La dictadura del capital financiero
B RUNO N ÁPOLI
C APÍTULO 1
Las crisis del modelo agroexportador:
liberalismo y vulnerabilidad externa
(1860-1930)
Teoría y práctica del modelo agroexportador
La construcción de la Argentina requirió varias condiciones para que esta llegara a convertirse en una nación moderna. En efecto, desde la Revolución de Mayo (1810) y la declaración de Independencia (1816) el territorio que hoy conforma la República Argentina estuvo sujeto a diversos y sangrientos conflictos, con guerras civiles que se disputaron distintos modelos de gobierno, formas de funcionamiento y esquemas de poder. Sin embargo, a partir de la segunda mitad del siglo XIX dichos conflictos se fueron resolviendo de distintas maneras: se obtuvo la unificación del país (menguando los enfrentamientos entre Buenos Aires y las provincias), se fueron delimitando los territorios y se consiguió finalmente una Constitución (primero en 1853 y luego en 1860). De esta forma, los pactos al interior de las elites –en muchos casos logrados con la fuerza de las armas– permitirían edificar un Estado nación moderno que buscará emular las características básicas del patrón occidental por entonces imperante: una forma de gobierno republicana, que impusiera el sistema de producción capitalista por todo su territorio.

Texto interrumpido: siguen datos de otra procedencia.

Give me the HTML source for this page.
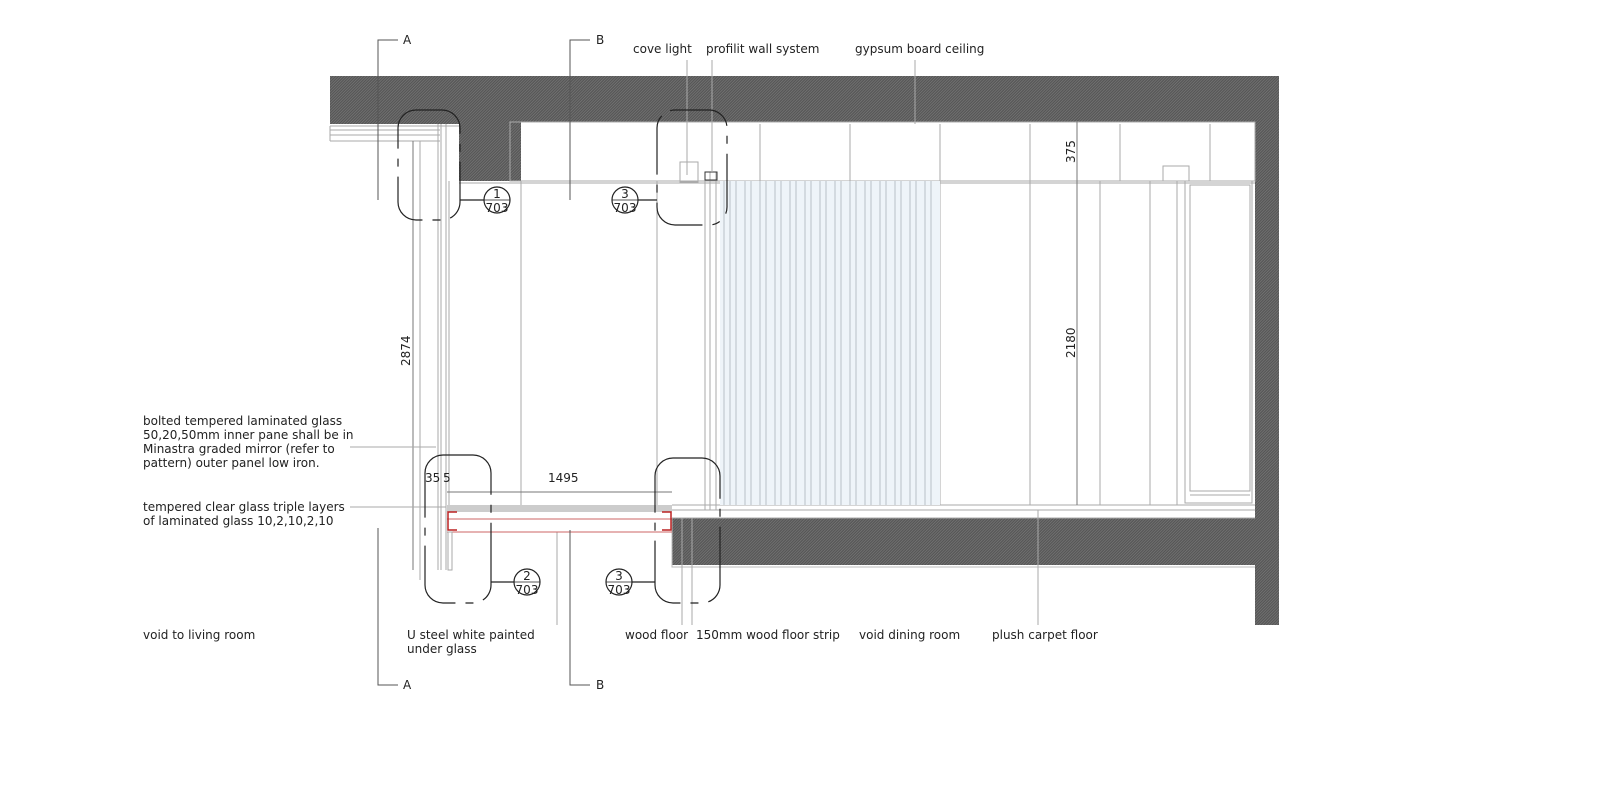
<!DOCTYPE html>
<html><head><meta charset="utf-8"><style>
html,body{margin:0;padding:0;background:#fff}
svg{display:block}
text{font-family:"DejaVu Sans","Liberation Sans",sans-serif;font-size:12px;fill:#222}
</style></head><body>
<svg width="1600" height="792" viewBox="0 0 1600 792" xmlns="http://www.w3.org/2000/svg">
<defs>
<pattern id="h" width="2" height="2" patternUnits="userSpaceOnUse" patternTransform="rotate(45)">
<rect width="2" height="2" fill="#555"/><rect width="0.7" height="2" fill="#7a7a7a"/>
</pattern>
</defs>
<path d="M330 76H1279V625H1255V122H521V181H459V124H330Z" fill="url(#h)"/>
<rect x="672" y="518" width="583" height="47" fill="url(#h)"/>
<path d="M672 518V567H1255" fill="none" stroke="#bbb"/>
<g stroke="#aaa" fill="none">
<line x1="330" y1="126" x2="459" y2="126"/><line x1="330" y1="130" x2="440" y2="130"/>
<line x1="330" y1="135" x2="440" y2="135"/><line x1="330" y1="141" x2="440" y2="141"/>
<line x1="330" y1="126" x2="330" y2="141"/>
<line x1="438" y1="124" x2="438" y2="570"/><line x1="441" y1="124" x2="441" y2="570"/>
<line x1="446" y1="124" x2="446" y2="570"/><line x1="449" y1="181" x2="449" y2="505"/>
<line x1="420" y1="141" x2="420" y2="580"/>
<rect x="510" y="122" width="745" height="59"/>
<line x1="459" y1="183" x2="1255" y2="183"/>
<line x1="521" y1="181" x2="521" y2="505"/>
<line x1="657" y1="181" x2="657" y2="505"/>
<line x1="570" y1="122" x2="570" y2="200"/>
<line x1="760" y1="124" x2="760" y2="181"/><line x1="850" y1="124" x2="850" y2="181"/>
<line x1="940" y1="124" x2="940" y2="505"/><line x1="1030" y1="124" x2="1030" y2="505"/>
<line x1="1120" y1="124" x2="1120" y2="181"/><line x1="1210" y1="124" x2="1210" y2="181"/>
<line x1="1100" y1="181" x2="1100" y2="505"/><line x1="1150" y1="181" x2="1150" y2="505"/>
<line x1="1177" y1="181" x2="1177" y2="505"/>
<rect x="1185" y="181" width="67" height="322"/>
<rect x="1190" y="185" width="60" height="306"/>
<line x1="1190" y1="495" x2="1250" y2="495"/>
<rect x="680" y="162" width="18" height="20"/><rect x="1163" y="166" width="26" height="15"/>
<line x1="672" y1="505" x2="1255" y2="505"/><line x1="672" y1="510" x2="1255" y2="510"/>
<line x1="672" y1="518" x2="1255" y2="518"/>
<line x1="705" y1="172" x2="705" y2="510"/><line x1="710" y1="172" x2="710" y2="510"/>
<line x1="716" y1="172" x2="716" y2="510"/>
<rect x="705" y="172" width="12" height="8" stroke="#333"/>
<line x1="413" y1="141" x2="413" y2="570" stroke="#777"/>
<line x1="1077" y1="122" x2="1077" y2="505" stroke="#777"/>
<line x1="447" y1="492" x2="672" y2="492" stroke="#777"/>
<line x1="687" y1="60" x2="687" y2="175"/><line x1="712" y1="60" x2="712" y2="172"/>
<line x1="915" y1="60" x2="915" y2="124"/>
<line x1="350" y1="447" x2="436" y2="447"/><line x1="350" y1="507" x2="446" y2="507"/>
<line x1="557" y1="532" x2="557" y2="625"/><line x1="682" y1="518" x2="682" y2="625"/>
<line x1="692" y1="518" x2="692" y2="625"/><line x1="1038" y1="510" x2="1038" y2="625"/>
</g>
<rect x="720" y="181" width="220" height="324" fill="#eef4f9"/>
<g stroke="#b8c0c8">
<line x1="724" y1="181" x2="724" y2="505"/><line x1="730" y1="181" x2="730" y2="505"/>
<line x1="736" y1="181" x2="736" y2="505"/><line x1="745" y1="181" x2="745" y2="505"/>
<line x1="751" y1="181" x2="751" y2="505"/><line x1="760" y1="181" x2="760" y2="505"/>
<line x1="766" y1="181" x2="766" y2="505"/><line x1="775" y1="181" x2="775" y2="505"/>
<line x1="781" y1="181" x2="781" y2="505"/><line x1="790" y1="181" x2="790" y2="505"/>
<line x1="796" y1="181" x2="796" y2="505"/><line x1="805" y1="181" x2="805" y2="505"/>
<line x1="811" y1="181" x2="811" y2="505"/><line x1="820" y1="181" x2="820" y2="505"/>
<line x1="826" y1="181" x2="826" y2="505"/><line x1="835" y1="181" x2="835" y2="505"/>
<line x1="841" y1="181" x2="841" y2="505"/><line x1="850" y1="181" x2="850" y2="505"/>
<line x1="856" y1="181" x2="856" y2="505"/><line x1="865" y1="181" x2="865" y2="505"/>
<line x1="871" y1="181" x2="871" y2="505"/><line x1="880" y1="181" x2="880" y2="505"/>
<line x1="886" y1="181" x2="886" y2="505"/><line x1="895" y1="181" x2="895" y2="505"/>
<line x1="901" y1="181" x2="901" y2="505"/><line x1="910" y1="181" x2="910" y2="505"/>
<line x1="916" y1="181" x2="916" y2="505"/><line x1="925" y1="181" x2="925" y2="505"/>
<line x1="931" y1="181" x2="931" y2="505"/>
</g>
<rect x="447" y="505" width="225" height="7" fill="#ccc"/>
<g fill="none">
<line x1="447" y1="519" x2="672" y2="519" stroke="#c66"/>
<line x1="447" y1="532" x2="672" y2="532" stroke="#c66"/>
<path d="M457 512H448V530H457" stroke="#b22" stroke-width="1.5"/>
<path d="M662 512H671V530H662" stroke="#b22" stroke-width="1.5"/>
<rect x="448" y="532" width="4" height="38" stroke="#aaa"/>
</g>
<g fill="none" stroke="#222" stroke-width="1.2">
<rect x="398" y="110" width="62" height="110" rx="18" stroke-dasharray="60 10 8 10"/>
<rect x="657" y="110" width="70" height="115" rx="18" stroke-dasharray="60 10 8 10"/>
<rect x="425" y="455" width="66" height="148" rx="18" stroke-dasharray="80 10 8 10"/>
<rect x="655" y="458" width="65" height="145" rx="18" stroke-dasharray="80 10 8 10"/>
<line x1="460" y1="200" x2="484" y2="200"/><line x1="638" y1="200" x2="657" y2="200"/>
<line x1="491" y1="582" x2="514" y2="582"/><line x1="632" y1="582" x2="655" y2="582"/>
<circle cx="497" cy="200" r="13"/><circle cx="625" cy="200" r="13"/>
<circle cx="527" cy="582" r="13"/><circle cx="619" cy="582" r="13"/>
<line x1="484" y1="200" x2="510" y2="200" stroke-width="0.8"/><line x1="612" y1="200" x2="638" y2="200" stroke-width="0.8"/>
<line x1="514" y1="582" x2="540" y2="582" stroke-width="0.8"/><line x1="606" y1="582" x2="632" y2="582" stroke-width="0.8"/>
</g>
<g text-anchor="middle" style="font-size:12px">
<text x="497" y="198">1</text><text x="497" y="212">703</text>
<text x="625" y="198">3</text><text x="625" y="212">703</text>
<text x="527" y="580">2</text><text x="527" y="594">703</text>
<text x="619" y="580">3</text><text x="619" y="594">703</text>
</g>
<g stroke="#555" fill="none">
<path d="M398 40H378V200"/><path d="M590 40H570V200"/>
<path d="M378 528V685H398"/><path d="M570 530V685H590"/>
</g>
<text x="403" y="44">A</text><text x="596" y="44">B</text>
<text x="403" y="689">A</text><text x="596" y="689">B</text>
<text x="410" y="366" transform="rotate(-90 410 366)">2874</text>
<text x="1075" y="358" transform="rotate(-90 1075 358)">2180</text>
<text x="1075" y="163" transform="rotate(-90 1075 163)">375</text>
<text x="425" y="482">35</text><text x="443" y="482">5</text>
<text x="548" y="482">1495</text>
<text x="633" y="53">cove light</text>
<text x="706" y="53">profilit wall system</text>
<text x="855" y="53">gypsum board ceiling</text>
<text x="143" y="425">bolted tempered laminated glass</text>
<text x="143" y="439">50,20,50mm inner pane shall be in</text>
<text x="143" y="453">Minastra graded mirror (refer to</text>
<text x="143" y="467">pattern) outer panel low iron.</text>
<text x="143" y="511">tempered clear glass triple layers</text>
<text x="143" y="525">of laminated glass 10,2,10,2,10</text>
<text x="143" y="639">void to living room</text>
<text x="407" y="639">U steel white painted</text>
<text x="407" y="653">under glass</text>
<text x="625" y="639">wood floor</text>
<text x="696" y="639">150mm wood floor strip</text>
<text x="859" y="639">void dining room</text>
<text x="992" y="639">plush carpet floor</text>
</svg>
</body></html>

Aunque sin dudas, cuando comenzó a quedar atrás lo peor del desorden y de las guerras civiles, que por más de medio siglo se habían adueñado de estas tierras, todavía quedaban pendientes algunos interrogantes por resolver. Quizás el primero de todos, una vez lograda la unidad nacional y la arquitectura institucional, era simple: ¿qué hacer con la economía?
La respuesta, a pesar de existir ciertos matices o desavenencias, para el grueso de la elite resultaba unánime, pues consideraban que la Argentina definitivamente debía sumarse al “concierto de las naciones del mundo”, no perder más tiempo ni energías en todo aquello que la retrasase de lo que se consideraba progreso y, una vez por todas, lanzarse al desafío de alcanzar su modernización. El mundo avanzaba y el país no podía quedar atrás.
Es que, en el ideario de la construcción argentina, ciertas directrices centrales eran predominantes al interior de los grupos de elite. Por empezar, consideraban que el progreso significaba adoptar los palpables avances materiales, tecnológicos e institucionales que se estaban logrando en Europa y en los Estados Unidos. Allí irremediablemente se encontraba el futuro. Y, por ende, todo debía ser copiado y adaptado a la situación local, pues por herencia e historia nuestro país era identificado como un vástago del paradigma cultural de occidente. Las ideas iluministas y positivistas de la historia, propias de aquel contexto, les indicaban a las elites que el desarrollo, la modernidad y la civilización no podían ser otra cosa más que europeos, por lo que cualquier desviación de ello se representaba como trabas al progreso. Un progreso que se lo asociaba fundamentalmente con el avance y penetración del modo de producción capitalista en la región.
Porque, vale la pena aclararlo, solo el capitalismo era considerado la verdadera forma de llevar adelante la acelerada transformación social y económica que se añoraba. Sin existir en la concepción de las elites un modelo de desarrollo económico alternativo a aquel. En consecuencia, cualquier obstáculo o dificultad debía ser barrido y denunciado como barbárico. Se había terminado el tiempo de los pueblos primitivos, originarios o “exóticos”. Ellos eran considerados como representantes del atraso, lo que indicaba como su contracara directa que el momento de hacer crecer la economía había llegado indefectiblemente, justificando entonces el exterminio de culturas, pueblos, valores o formas de organización que implicaran un límite a la expansión capitalista. De ahí la idea de Domingo Sarmiento sobre masacrar a gauchos e indios, pues su sangre “únicamente servía para abonar la tierra”. Europa y los países del norte de América, en la segunda mitad del siglo XIX, estaban ingresando claramente en la denominada “era del imperio” (Hobsbawn, 2001), en la cual las principales potencias occidentales –encabezadas por Inglaterra, Alemania, Francia o Estados Unidos– se lanzaron en una carrera por conquistar territorios, dominar poblaciones y controlar el acceso a las materias primas que necesitaran para alimentar sus pujantes economías.